January 21st, 2015 by flanews

You could call it a brew ha ha at the Capitol as a Senate panel debated whether or not a certain craft beer container – known as a growler – should be allowed in the state. As Matt Galka tells us, brewers are optimistic that Florida will be catching up with the rest of the beer industry in the country.

Beer fans can stop by and see Michael Carbonell at Growler Country to fill up on their favorite libation. But Florida law puts a cap on what he and other beer businessman can do.

“Not 64, you can do a gallon, you can do a quart, but you can’t do a half of a gallon,” he said.

Consumers can only fill up 32 oz and one gallon beer containers known as growlers. The 64 oz size in the middle, which has become the industry standard, isn’t allowed.

Brewers have been complaining about the size discrepancies of containers for years, but this year lawmakers say they’re ready to tap into the 64 oz growler.

The big beer names are backing the change, even though they have been concerned about craft brews cutting into profits in the past.
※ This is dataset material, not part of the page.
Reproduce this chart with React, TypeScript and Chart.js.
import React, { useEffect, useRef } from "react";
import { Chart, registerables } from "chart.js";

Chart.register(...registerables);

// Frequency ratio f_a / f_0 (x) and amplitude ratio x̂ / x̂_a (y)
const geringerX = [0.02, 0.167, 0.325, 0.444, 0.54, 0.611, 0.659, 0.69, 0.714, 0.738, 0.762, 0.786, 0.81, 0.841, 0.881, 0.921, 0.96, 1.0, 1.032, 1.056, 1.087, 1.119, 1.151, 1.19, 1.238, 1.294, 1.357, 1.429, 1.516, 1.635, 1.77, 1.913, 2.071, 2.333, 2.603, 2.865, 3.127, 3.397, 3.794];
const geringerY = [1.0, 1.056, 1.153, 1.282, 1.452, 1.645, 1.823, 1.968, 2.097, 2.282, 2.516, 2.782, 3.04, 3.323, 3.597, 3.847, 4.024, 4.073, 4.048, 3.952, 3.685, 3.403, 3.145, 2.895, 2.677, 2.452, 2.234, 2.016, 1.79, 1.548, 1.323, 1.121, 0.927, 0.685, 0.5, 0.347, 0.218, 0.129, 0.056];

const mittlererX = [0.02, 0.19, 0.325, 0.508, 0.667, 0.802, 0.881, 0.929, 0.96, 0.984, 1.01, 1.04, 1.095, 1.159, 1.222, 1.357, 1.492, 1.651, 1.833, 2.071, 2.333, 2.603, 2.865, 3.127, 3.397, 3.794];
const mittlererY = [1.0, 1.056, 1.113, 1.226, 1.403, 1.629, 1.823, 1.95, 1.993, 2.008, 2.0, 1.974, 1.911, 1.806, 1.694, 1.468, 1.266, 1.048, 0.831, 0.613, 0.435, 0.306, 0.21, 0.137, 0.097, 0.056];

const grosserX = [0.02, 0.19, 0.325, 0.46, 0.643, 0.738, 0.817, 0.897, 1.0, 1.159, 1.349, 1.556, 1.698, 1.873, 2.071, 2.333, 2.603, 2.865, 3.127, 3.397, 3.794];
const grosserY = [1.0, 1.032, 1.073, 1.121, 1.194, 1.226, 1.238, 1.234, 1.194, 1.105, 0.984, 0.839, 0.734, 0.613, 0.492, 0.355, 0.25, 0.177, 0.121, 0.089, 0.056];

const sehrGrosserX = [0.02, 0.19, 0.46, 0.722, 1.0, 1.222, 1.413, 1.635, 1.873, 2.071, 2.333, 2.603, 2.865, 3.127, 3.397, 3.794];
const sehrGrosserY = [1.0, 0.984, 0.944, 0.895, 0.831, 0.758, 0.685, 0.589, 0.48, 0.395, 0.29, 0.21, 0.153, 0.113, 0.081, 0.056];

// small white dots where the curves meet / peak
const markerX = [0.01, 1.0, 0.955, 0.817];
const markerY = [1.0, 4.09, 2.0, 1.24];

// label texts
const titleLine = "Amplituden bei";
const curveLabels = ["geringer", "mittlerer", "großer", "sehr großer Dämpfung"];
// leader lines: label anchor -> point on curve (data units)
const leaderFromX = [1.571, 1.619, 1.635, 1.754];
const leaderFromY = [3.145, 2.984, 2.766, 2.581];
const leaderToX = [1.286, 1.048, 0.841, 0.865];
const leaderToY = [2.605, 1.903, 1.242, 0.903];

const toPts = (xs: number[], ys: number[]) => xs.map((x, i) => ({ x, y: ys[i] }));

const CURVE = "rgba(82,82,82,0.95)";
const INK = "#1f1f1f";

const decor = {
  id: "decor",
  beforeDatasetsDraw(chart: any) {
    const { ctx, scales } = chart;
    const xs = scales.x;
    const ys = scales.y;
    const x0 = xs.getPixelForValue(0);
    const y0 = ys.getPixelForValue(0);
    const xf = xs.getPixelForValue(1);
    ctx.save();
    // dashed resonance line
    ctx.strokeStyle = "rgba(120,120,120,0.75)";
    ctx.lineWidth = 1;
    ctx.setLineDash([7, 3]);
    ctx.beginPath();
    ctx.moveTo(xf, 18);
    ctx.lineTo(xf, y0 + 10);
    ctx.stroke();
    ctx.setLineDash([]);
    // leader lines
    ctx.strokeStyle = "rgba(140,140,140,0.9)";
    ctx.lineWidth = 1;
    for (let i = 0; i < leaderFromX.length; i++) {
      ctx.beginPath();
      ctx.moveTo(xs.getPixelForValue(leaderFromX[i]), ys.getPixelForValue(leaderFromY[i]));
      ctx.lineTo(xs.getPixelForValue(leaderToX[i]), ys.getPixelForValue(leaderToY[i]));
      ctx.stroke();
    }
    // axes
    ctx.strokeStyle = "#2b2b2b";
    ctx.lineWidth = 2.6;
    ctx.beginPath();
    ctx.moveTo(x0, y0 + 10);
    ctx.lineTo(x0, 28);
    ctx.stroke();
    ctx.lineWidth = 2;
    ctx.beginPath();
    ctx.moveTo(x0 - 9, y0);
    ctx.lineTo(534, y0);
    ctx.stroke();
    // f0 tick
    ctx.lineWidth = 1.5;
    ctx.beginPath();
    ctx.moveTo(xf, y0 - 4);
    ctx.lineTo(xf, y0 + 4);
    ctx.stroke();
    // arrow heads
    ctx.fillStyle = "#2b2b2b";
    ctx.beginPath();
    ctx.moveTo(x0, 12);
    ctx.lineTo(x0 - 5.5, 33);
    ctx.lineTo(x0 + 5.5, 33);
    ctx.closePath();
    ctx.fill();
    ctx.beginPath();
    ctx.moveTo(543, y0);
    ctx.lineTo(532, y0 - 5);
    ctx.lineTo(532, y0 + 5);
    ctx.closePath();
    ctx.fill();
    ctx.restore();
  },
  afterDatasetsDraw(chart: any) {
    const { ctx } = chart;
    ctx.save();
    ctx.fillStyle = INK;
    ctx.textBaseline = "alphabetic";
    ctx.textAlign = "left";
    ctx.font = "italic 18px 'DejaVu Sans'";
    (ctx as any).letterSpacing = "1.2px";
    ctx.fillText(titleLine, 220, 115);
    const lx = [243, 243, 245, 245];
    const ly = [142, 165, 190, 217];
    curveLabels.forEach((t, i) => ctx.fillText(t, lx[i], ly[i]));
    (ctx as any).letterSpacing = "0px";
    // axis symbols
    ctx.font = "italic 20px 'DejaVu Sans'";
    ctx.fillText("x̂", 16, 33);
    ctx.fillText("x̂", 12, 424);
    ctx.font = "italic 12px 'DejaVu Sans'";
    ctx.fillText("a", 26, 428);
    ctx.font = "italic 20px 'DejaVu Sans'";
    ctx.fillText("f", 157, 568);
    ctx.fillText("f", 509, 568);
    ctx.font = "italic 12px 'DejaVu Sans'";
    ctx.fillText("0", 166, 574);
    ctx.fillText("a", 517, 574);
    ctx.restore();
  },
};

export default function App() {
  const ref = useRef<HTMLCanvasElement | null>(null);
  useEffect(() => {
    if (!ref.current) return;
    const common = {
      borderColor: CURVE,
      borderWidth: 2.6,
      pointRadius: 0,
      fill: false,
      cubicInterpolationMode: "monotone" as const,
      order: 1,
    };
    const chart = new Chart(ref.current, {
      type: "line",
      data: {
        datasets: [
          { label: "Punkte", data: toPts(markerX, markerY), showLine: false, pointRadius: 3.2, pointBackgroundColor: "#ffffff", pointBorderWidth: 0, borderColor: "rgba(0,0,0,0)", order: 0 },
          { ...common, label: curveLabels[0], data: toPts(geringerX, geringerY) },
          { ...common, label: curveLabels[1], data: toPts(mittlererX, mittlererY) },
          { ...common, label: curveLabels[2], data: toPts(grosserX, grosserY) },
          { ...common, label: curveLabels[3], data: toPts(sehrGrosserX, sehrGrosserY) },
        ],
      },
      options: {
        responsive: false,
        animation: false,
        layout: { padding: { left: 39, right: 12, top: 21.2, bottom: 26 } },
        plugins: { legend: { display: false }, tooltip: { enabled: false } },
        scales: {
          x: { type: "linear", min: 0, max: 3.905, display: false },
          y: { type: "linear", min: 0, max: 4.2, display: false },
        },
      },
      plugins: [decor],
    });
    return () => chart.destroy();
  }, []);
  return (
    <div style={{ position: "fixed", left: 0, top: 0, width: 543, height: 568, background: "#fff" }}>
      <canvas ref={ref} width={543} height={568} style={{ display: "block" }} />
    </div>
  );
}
Jose Gonzalez/Anheuser Busch

“We support the 64 oz package, and frankly we also support the deregulation of the container size,” said Jose Gonzalez who represents Anheuser-Busch.

Senate Regulated Industries chairman Rob Bradley basically made a guarantee.

“The highlight and the bottom line is that this is the year we are going to free the growler,” said Sen. Bradley.

The optimism has local brewers buzzing.

Nathan Stonecipher/Green Bench Brewing Co. St.Petersburg

“It is frustrating, it’s obviously not logical, and so it’s nice to finally hopefully push this through, because I don’t think there’s any reason why it shouldn’t be, others would disagree, if we already had a gallon, already had 32 oz, what’s the harm in a half gallon,” said Nathan Stonecipher, the owner of Green Bench Brewing Co. in St. Petersburg.

Only Florida and Utah currently ban the 64 oz beer growler.